▶ **Exercise aim**:
Retype the whole listing verbatim and keep the pictures out of it.

▶ **Supplied data**:
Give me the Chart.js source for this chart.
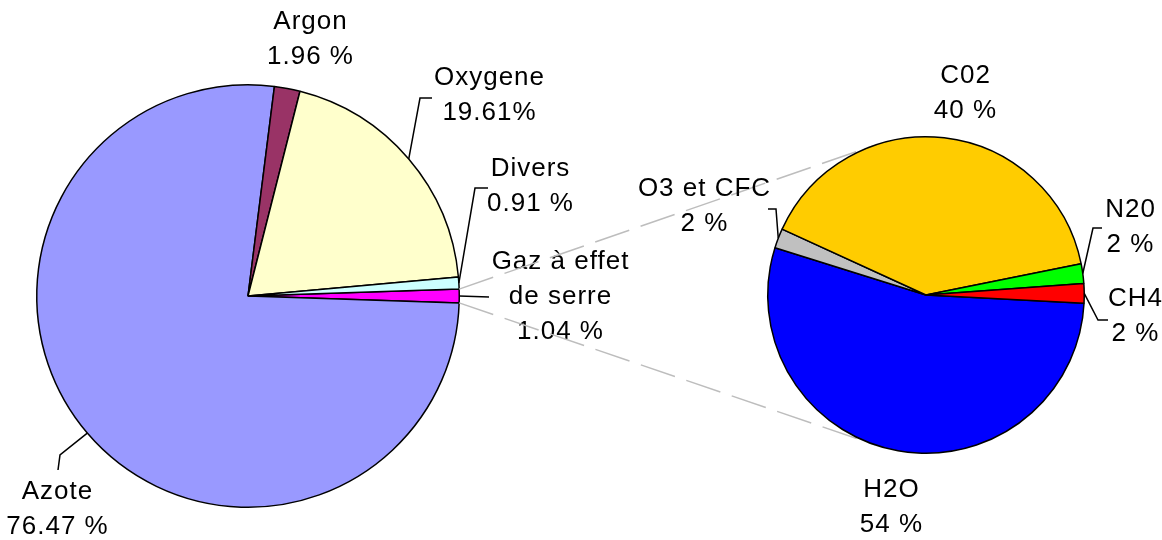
<!DOCTYPE html>
<html lang="fr">
<head>
<meta charset="utf-8">
<title>Composition de l'air</title>
<script src="https://cdn.jsdelivr.net/npm/chart.js@4.4.1/dist/chart.umd.min.js"></script>
<style>
html, body { margin: 0; padding: 0; background: #fff; }
#zone { position: relative; width: 1162px; height: 540px; }
canvas { position: absolute; left: 0; top: 0; }
</style>
</head>
<body>
<div id="zone">
<canvas id="gauche" width="1162" height="540"></canvas>
<canvas id="droite" width="1162" height="540"></canvas>
</div>
<script>
// camembert principal : composition de l'air
const gaz = ['Gaz à effet\nde serre', 'Azote', 'Argon', 'Oxygene', 'Divers']
const pourcentages = [1.04, 76.47, 1.96, 19.61, 0.91]
const textesPourcentages = ['1.04 %', '76.47 %', '1.96 %', '19.61%', '0.91 %']
const couleurs = ['#ff00ff', '#9999ff', '#993366', '#ffffcc', '#ccffff']

// second camembert : detail des gaz a effet de serre
const gazSerre = ['H2O', 'O3 et CFC', 'C02', 'N20', 'CH4']
const partsSerre = [54, 2, 40, 2, 2]
const textesSerre = ['54 %', '2 %', '40 %', '2 %', '2 %']
const couleursSerre = ['#0000ff', '#c0c0c0', '#ffcc00', '#00ff00', '#ff0000']

let graphiqueGauche // utilise par les traits de liaison

// etiquettes + traits de rappel, places par rapport au centre du camembert
const pluginEtiquettes = {
    id: 'etiquettes',
    afterDatasetsDraw(chart, args, opts) {
        const ctx = chart.ctx
        const arcs = chart.getDatasetMeta(0).data
        const noms = chart.data.labels
        ctx.save()
        ctx.font = '26px "Liberation Sans", Arial, sans-serif'
        ctx.letterSpacing = '1px'
        ctx.fillStyle = '#000'
        ctx.strokeStyle = '#000'
        ctx.lineWidth = 1.5
        ctx.textAlign = 'center'
        ctx.textBaseline = 'middle'
        arcs.forEach((arc, i) => {
            const p = opts.places[i]
            const cx = arc.x, cy = arc.y
            if (p.trait) {
                const milieu = (arc.startAngle + arc.endAngle) / 2
                ctx.beginPath()
                ctx.moveTo(cx + Math.cos(milieu) * arc.outerRadius, cy + Math.sin(milieu) * arc.outerRadius)
                p.trait.forEach(pt => ctx.lineTo(cx + pt[0], cy + pt[1]))
                ctx.stroke()
            }
            const lignes = noms[i].split('\n').concat(opts.textes[i])
            lignes.forEach((t, k) => ctx.fillText(t, cx + p.texte[0] + 0.5, cy + p.texte[1] + k * 35))
        })
        ctx.restore()
    }
}

// traits gris entre la part "gaz a effet de serre" et le second camembert
const pluginLiaison = {
    id: 'liaison',
    beforeDatasetsDraw(chart) {
        if (!graphiqueGauche) return
        const part = graphiqueGauche.getDatasetMeta(0).data[0]
        const centre = chart.getDatasetMeta(0).data[0]
        const r = centre.outerRadius
        const ctx = chart.ctx
        ctx.save()
        ctx.strokeStyle = '#bdbdbd'
        ctx.lineWidth = 1.5
        ctx.setLineDash([36, 12])
        ;[part.startAngle, part.endAngle].forEach((a, k) => {
            const px = part.x + Math.cos(a) * part.outerRadius
            const py = part.y + Math.sin(a) * part.outerRadius
            const dx = px - centre.x, dy = py - centre.y
            const phi = Math.atan2(dy, dx)
            const t = phi + (k === 0 ? 1 : -1) * Math.acos(r / Math.hypot(dx, dy))
            ctx.beginPath()
            ctx.moveTo(px, py)
            ctx.lineTo(centre.x + Math.cos(t) * r, centre.y + Math.sin(t) * r)
            ctx.stroke()
        })
        ctx.restore()
    }
}

const total = pourcentages.reduce((a, b) => a + b, 0)

graphiqueGauche = new Chart(document.getElementById('gauche'), {
    type: 'pie',
    data: {
        labels: gaz,
        datasets: [{
            data: pourcentages,
            backgroundColor: couleurs,
            borderColor: '#000',
            borderWidth: 1.5
        }]
    },
    options: {
        responsive: false,
        animation: false,
        events: [],
        rotation: 90 - pourcentages[0] / total * 180, // part isolee centree a droite
        layout: { padding: { left: 36, right: 702, top: 84, bottom: 32 } },
        plugins: {
            legend: { display: false },
            tooltip: { enabled: false },
            etiquettes: {
                textes: textesPourcentages,
                places: [
                    { texte: [312, -34], trait: [[241, 1]] },
                    { texte: [-191, 196], trait: [[-188, 159], [-190, 174]] },
                    { texte: [62, -274] },
                    { texte: [241, -218], trait: [[172, -198], [184, -198]] },
                    { texte: [282, -127], trait: [[227, -108], [240, -108]] }
                ]
            }
        }
    },
    plugins: [pluginEtiquettes]
})

new Chart(document.getElementById('droite'), {
    type: 'pie',
    data: {
        labels: gazSerre,
        datasets: [{
            data: partsSerre,
            backgroundColor: couleursSerre,
            borderColor: '#000',
            borderWidth: 1.5
        }]
    },
    options: {
        responsive: false,
        animation: false,
        events: [],
        rotation: 93,
        layout: { padding: { left: 767, right: 77, top: 136, bottom: 86 } },
        plugins: {
            legend: { display: false },
            tooltip: { enabled: false },
            etiquettes: {
                textes: textesSerre,
                places: [
                    { texte: [-35, 195] },
                    { texte: [-222, -106], trait: [[-150, -86], [-158, -86]] },
                    { texte: [39, -219] },
                    { texte: [204, -85], trait: [[167, -67], [176, -67]] },
                    { texte: [209, 4], trait: [[172, 25], [182, 25]] }
                ]
            }
        }
    },
    plugins: [pluginLiaison, pluginEtiquettes]
})
</script>
</body>
</html>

▶ **Right answer**:
Give me the Chart.js source for this chart.
<!DOCTYPE html>
<html lang="fr">
<head>
<meta charset="utf-8">
<title>Composition de l'air</title>
<script src="https://cdn.jsdelivr.net/npm/chart.js@4.4.1/dist/chart.umd.min.js"></script>
<style>
html, body { margin: 0; padding: 0; background: #fff; }
#zone { position: relative; width: 1162px; height: 540px; }
canvas { position: absolute; left: 0; top: 0; }
</style>
</head>
<body>
<div id="zone">
<canvas id="gauche" width="1162" height="540"></canvas>
<canvas id="droite" width="1162" height="540"></canvas>
</div>
<script>
// camembert principal : composition de l'air
const gaz = ['Gaz à effet\nde serre', 'Azote', 'Argon', 'Oxygene', 'Divers']
const pourcentages = [1.04, 76.47, 1.96, 19.61, 0.91]
const textesPourcentages = ['1.04 %', '76.47 %', '1.96 %', '19.61%', '0.91 %']
const couleurs = ['#ff00ff', '#9999ff', '#993366', '#ffffcc', '#ccffff']

// second camembert : detail des gaz a effet de serre
const gazSerre = ['H2O', 'O3 et CFC', 'C02', 'N20', 'CH4']
const partsSerre = [54, 2, 40, 2, 2]
const textesSerre = ['54 %', '2 %', '40 %', '2 %', '2 %']
const couleursSerre = ['#0000ff', '#c0c0c0', '#ffcc00', '#00ff00', '#ff0000']

let graphiqueGauche // utilise par les traits de liaison

// etiquettes + traits de rappel, places par rapport au centre du camembert
const pluginEtiquettes = {
    id: 'etiquettes',
    afterDatasetsDraw(chart, args, opts) {
        const ctx = chart.ctx
        const arcs = chart.getDatasetMeta(0).data
        const noms = chart.data.labels
        ctx.save()
        ctx.font = '26px "Liberation Sans", Arial, sans-serif'
        ctx.letterSpacing = '1px'
        ctx.fillStyle = '#000'
        ctx.strokeStyle = '#000'
        ctx.lineWidth = 1.5
        ctx.textAlign = 'center'
        ctx.textBaseline = 'middle'
        arcs.forEach((arc, i) => {
            const p = opts.places[i]
            const cx = arc.x, cy = arc.y
            if (p.trait) {
                const milieu = (arc.startAngle + arc.endAngle) / 2
                ctx.beginPath()
                ctx.moveTo(cx + Math.cos(milieu) * arc.outerRadius, cy + Math.sin(milieu) * arc.outerRadius)
                p.trait.forEach(pt => ctx.lineTo(cx + pt[0], cy + pt[1]))
                ctx.stroke()
            }
            const lignes = noms[i].split('\n').concat(opts.textes[i])
            lignes.forEach((t, k) => ctx.fillText(t, cx + p.texte[0] + 0.5, cy + p.texte[1] + k * 35))
        })
        ctx.restore()
    }
}

// traits gris entre la part "gaz a effet de serre" et le second camembert
const pluginLiaison = {
    id: 'liaison',
    beforeDatasetsDraw(chart) {
        if (!graphiqueGauche) return
        const part = graphiqueGauche.getDatasetMeta(0).data[0]
        const centre = chart.getDatasetMeta(0).data[0]
        const r = centre.outerRadius
        const ctx = chart.ctx
        ctx.save()
        ctx.strokeStyle = '#bdbdbd'
        ctx.lineWidth = 1.5
        ctx.setLineDash([36, 12])
        ;[part.startAngle, part.endAngle].forEach((a, k) => {
            const px = part.x + Math.cos(a) * part.outerRadius
            const py = part.y + Math.sin(a) * part.outerRadius
            const dx = px - centre.x, dy = py - centre.y
            const phi = Math.atan2(dy, dx)
            const t = phi + (k === 0 ? 1 : -1) * Math.acos(r / Math.hypot(dx, dy))
            ctx.beginPath()
            ctx.moveTo(px, py)
            ctx.lineTo(centre.x + Math.cos(t) * r, centre.y + Math.sin(t) * r)
            ctx.stroke()
        })
        ctx.restore()
    }
}

const total = pourcentages.reduce((a, b) => a + b, 0)

graphiqueGauche = new Chart(document.getElementById('gauche'), {
    type: 'pie',
    data: {
        labels: gaz,
        datasets: [{
            data: pourcentages,
            backgroundColor: couleurs,
            borderColor: '#000',
            borderWidth: 1.5
        }]
    },
    options: {
        responsive: false,
        animation: false,
        events: [],
        rotation: 90 - pourcentages[0] / total * 180, // part isolee centree a droite
        layout: { padding: { left: 36, right: 702, top: 84, bottom: 32 } },
        plugins: {
            legend: { display: false },
            tooltip: { enabled: false },
            etiquettes: {
                textes: textesPourcentages,
                places: [
                    { texte: [312, -34], trait: [[241, 1]] },
                    { texte: [-191, 196], trait: [[-188, 159], [-190, 174]] },
                    { texte: [62, -274] },
                    { texte: [241, -218], trait: [[172, -198], [184, -198]] },
                    { texte: [282, -127], trait: [[227, -108], [240, -108]] }
                ]
            }
        }
    },
    plugins: [pluginEtiquettes]
})

new Chart(document.getElementById('droite'), {
    type: 'pie',
    data: {
        labels: gazSerre,
        datasets: [{
            data: partsSerre,
            backgroundColor: couleursSerre,
            borderColor: '#000',
            borderWidth: 1.5
        }]
    },
    options: {
        responsive: false,
        animation: false,
        events: [],
        rotation: 93,
        layout: { padding: { left: 767, right: 77, top: 136, bottom: 86 } },
        plugins: {
            legend: { display: false },
            tooltip: { enabled: false },
            etiquettes: {
                textes: textesSerre,
                places: [
                    { texte: [-35, 195] },
                    { texte: [-222, -106], trait: [[-150, -86], [-158, -86]] },
                    { texte: [39, -219] },
                    { texte: [204, -85], trait: [[167, -67], [176, -67]] },
                    { texte: [209, 4], trait: [[172, 25], [182, 25]] }
                ]
            }
        }
    },
    plugins: [pluginLiaison, pluginEtiquettes]
})
</script>
</body>
</html>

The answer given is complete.